Alaskans may remember a few years ago, when huge numbers of common murres, a type of northern seabird, were washing up dead onshore. A new study from the University of Washington links the large die-off up to food scarcity during a period of extremely warm water temperatures.
In the fall of 2015, U.S. Fish & Wildlife Service biologist Robin Corcoran remembers over 100 murre carcasses lying beached in Kodiak’s Pasagshak Bay.
“Late August, early September was when we started to see a large number of birds dead on the beach and also birds just coming out of the water.” Corcoran said. “They were weak. Their plumage was pretty shabby. They were no longer waterproof. They were just starving to death.”
And that’s because with warming ocean temperatures, murres were losing their food source.

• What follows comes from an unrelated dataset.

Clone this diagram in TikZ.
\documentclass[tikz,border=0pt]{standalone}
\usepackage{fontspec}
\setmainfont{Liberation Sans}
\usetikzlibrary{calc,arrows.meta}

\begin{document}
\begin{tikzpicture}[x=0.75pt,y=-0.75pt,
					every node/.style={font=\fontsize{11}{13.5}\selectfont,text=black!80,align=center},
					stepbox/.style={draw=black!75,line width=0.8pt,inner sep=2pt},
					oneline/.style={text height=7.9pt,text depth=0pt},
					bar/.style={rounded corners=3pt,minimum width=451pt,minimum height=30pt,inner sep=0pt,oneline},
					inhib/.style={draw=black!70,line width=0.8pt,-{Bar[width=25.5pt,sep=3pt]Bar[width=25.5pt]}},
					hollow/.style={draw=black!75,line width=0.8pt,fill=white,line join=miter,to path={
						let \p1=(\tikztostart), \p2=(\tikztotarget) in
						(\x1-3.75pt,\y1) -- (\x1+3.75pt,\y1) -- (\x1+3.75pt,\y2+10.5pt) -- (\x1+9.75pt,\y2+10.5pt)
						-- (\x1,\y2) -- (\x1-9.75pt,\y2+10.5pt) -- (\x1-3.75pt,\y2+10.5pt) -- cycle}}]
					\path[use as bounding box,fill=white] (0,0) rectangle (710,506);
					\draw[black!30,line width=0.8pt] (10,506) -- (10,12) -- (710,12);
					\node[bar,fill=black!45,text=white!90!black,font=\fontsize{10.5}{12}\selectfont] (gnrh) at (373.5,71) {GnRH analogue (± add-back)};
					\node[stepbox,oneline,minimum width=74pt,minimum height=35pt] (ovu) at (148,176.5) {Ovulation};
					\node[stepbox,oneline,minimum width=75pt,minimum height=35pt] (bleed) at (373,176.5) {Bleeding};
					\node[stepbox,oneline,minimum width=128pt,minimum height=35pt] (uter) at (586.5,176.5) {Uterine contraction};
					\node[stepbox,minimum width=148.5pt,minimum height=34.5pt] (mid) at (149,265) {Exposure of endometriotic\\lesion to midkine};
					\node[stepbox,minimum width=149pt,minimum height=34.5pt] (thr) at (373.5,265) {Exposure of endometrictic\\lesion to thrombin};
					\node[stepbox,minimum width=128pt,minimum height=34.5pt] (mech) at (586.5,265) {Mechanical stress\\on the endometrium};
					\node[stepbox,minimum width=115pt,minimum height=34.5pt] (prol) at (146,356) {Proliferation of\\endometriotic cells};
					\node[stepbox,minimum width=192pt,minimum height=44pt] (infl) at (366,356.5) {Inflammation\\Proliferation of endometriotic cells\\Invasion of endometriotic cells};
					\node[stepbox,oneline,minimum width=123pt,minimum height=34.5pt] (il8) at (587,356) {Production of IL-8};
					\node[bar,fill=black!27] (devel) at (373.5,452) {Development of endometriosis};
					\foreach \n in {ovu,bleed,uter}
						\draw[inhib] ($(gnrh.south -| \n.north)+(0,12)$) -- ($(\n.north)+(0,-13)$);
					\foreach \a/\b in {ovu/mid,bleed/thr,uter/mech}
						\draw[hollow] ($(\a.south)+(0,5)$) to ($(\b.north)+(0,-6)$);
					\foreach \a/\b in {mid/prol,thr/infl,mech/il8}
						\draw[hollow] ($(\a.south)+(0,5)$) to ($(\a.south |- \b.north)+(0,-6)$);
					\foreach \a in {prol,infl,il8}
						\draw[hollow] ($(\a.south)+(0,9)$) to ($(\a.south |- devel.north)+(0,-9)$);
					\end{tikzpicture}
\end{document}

When the last “Blob” hit the Pacific, an area of the ocean larger than Canada experienced surface ocean temperatures rise as much as 7 degrees, completely altering the marine ecosystem for more than two years. The result was havoc in the food chain.

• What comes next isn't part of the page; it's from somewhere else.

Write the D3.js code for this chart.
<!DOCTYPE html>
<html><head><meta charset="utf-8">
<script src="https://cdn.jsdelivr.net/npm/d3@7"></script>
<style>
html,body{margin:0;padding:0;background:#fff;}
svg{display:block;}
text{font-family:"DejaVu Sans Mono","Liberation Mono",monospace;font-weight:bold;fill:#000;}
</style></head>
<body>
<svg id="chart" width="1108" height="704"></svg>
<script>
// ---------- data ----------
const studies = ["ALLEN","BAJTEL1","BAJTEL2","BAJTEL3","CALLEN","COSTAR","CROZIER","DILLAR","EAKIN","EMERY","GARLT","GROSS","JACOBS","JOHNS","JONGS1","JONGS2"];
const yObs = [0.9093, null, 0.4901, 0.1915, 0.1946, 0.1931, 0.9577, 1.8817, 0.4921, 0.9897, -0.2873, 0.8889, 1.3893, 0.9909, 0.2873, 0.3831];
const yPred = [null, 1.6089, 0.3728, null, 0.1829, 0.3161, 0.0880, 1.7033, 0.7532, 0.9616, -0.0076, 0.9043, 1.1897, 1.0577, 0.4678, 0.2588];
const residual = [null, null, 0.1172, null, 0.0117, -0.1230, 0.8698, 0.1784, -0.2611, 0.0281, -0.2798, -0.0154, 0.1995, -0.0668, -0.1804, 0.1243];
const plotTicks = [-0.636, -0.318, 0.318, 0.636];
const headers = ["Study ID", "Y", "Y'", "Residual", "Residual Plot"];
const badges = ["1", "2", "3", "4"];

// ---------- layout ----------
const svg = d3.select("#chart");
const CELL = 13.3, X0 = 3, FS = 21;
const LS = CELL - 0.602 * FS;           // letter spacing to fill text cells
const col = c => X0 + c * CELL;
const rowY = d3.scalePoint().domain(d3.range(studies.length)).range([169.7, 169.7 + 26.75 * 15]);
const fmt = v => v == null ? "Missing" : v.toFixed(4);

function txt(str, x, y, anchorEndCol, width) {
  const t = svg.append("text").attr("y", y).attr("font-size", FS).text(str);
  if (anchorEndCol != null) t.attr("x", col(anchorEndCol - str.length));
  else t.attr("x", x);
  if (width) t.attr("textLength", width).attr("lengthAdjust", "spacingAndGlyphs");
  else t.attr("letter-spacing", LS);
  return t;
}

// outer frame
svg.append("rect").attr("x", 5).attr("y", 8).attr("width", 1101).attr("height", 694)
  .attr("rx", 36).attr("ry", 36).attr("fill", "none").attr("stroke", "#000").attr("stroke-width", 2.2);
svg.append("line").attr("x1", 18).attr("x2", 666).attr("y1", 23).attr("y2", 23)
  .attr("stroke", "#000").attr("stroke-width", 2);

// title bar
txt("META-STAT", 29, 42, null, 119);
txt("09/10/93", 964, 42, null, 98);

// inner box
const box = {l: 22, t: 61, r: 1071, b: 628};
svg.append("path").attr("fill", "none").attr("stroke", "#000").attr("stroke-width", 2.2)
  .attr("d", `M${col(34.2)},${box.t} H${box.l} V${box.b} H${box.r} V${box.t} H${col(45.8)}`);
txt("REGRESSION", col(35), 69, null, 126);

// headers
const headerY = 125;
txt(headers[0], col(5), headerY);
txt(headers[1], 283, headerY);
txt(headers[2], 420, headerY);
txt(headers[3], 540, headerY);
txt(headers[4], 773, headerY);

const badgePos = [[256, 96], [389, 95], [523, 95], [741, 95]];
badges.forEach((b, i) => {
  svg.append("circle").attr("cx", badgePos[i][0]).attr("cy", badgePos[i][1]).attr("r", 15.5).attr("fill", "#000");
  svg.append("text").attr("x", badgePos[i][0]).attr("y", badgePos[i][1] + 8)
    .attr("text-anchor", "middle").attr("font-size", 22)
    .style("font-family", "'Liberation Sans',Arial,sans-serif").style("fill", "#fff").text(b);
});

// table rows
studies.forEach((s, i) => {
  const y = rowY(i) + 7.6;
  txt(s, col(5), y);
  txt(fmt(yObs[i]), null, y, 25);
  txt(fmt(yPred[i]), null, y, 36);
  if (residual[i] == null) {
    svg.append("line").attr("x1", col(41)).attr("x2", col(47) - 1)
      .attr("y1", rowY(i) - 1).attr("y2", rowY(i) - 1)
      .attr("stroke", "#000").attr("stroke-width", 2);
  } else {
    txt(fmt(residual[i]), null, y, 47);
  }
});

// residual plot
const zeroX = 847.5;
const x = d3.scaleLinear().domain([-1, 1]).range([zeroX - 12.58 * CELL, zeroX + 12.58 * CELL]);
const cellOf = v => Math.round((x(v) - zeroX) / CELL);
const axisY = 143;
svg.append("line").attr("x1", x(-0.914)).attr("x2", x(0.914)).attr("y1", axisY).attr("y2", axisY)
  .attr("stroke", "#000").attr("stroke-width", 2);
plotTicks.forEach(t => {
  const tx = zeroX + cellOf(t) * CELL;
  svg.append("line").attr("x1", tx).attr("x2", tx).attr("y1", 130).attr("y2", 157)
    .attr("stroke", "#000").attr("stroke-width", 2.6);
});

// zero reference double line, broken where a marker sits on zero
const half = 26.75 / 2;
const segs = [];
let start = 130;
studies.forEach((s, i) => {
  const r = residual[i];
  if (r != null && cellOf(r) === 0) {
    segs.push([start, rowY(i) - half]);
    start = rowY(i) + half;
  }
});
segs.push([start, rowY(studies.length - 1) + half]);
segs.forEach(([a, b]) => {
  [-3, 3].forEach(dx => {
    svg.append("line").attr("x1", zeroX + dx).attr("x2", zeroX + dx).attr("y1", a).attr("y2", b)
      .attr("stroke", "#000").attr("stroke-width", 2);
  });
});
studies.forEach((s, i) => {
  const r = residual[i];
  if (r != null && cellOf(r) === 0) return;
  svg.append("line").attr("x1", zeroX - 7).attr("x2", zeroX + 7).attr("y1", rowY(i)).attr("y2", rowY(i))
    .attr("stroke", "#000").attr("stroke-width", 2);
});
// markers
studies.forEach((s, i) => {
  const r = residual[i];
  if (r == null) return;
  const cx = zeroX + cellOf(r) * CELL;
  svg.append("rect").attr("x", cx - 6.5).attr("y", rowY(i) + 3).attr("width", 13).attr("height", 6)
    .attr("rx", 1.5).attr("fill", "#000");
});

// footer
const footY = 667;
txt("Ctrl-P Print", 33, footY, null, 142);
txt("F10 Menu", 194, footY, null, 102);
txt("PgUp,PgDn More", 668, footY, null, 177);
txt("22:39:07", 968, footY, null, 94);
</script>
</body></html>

“It didn’t extinct anything but it just changed the rules of who was a winner and who was a loser,” said Julia Parrish, a professor of marine sciences at the University of Washington.
She said the ecosystem shift started with phytoplankton. Nutrient-rich cold-water phytoplankton began dying off, replaced by new, warm-water phytoplankton.
“The new species were smaller and not as energy dense. So less like a Clif bar, more like a rice cake. And all of that meant that the predators had to eat more to get enough to eat.”
Without a reliable source of phytoplankton, forage fish started to dwindle. And with fewer forage fish to eat, murres began to starve. In the span of about a year, Parrish estimates one million birds died from California to Alaska.
“I would say a million is a round number. I would also say it’s probably a conservative one,” she said. “It’s highly likely that more than a million birds died.”
For climate scientists, murres are an excellent indicator of how some other marine species, like cod, are doing. And that’s simply because murres and cod eat the same forage fish. It’s no surprise then that Pacific cod have also experienced a sharp decline in the same Blob-affected areas that murres did.
NOAA fisheries biologist Steve Barbeaux has studied the cod crash for years. With another marine heat wave looming, he says murres are something to watch for this winter.
“If we see — like we did during the first heat wave — huge die off in murres, that would not be good for the cod population,” he said. “If the murres are starving to death, that means there’s not enough forage out there. And unfortunately, with the cod metabolism being so high, they could quickly end up in the same boat that we were at during the last heat wave.”
As far as recovery goes, Parrish says the outlook for murres is murky.
“I think that the warming ocean poses an uncertain future for murres,” she said. “I don’t believe that they are going to go extinct. But I believe the size of the populations that the marine environment can support will be lower.”
Parrish and Corcoran are among the authors of the new murre die-off study, released in the journal PLOS ONE on Jan. 15, 2020.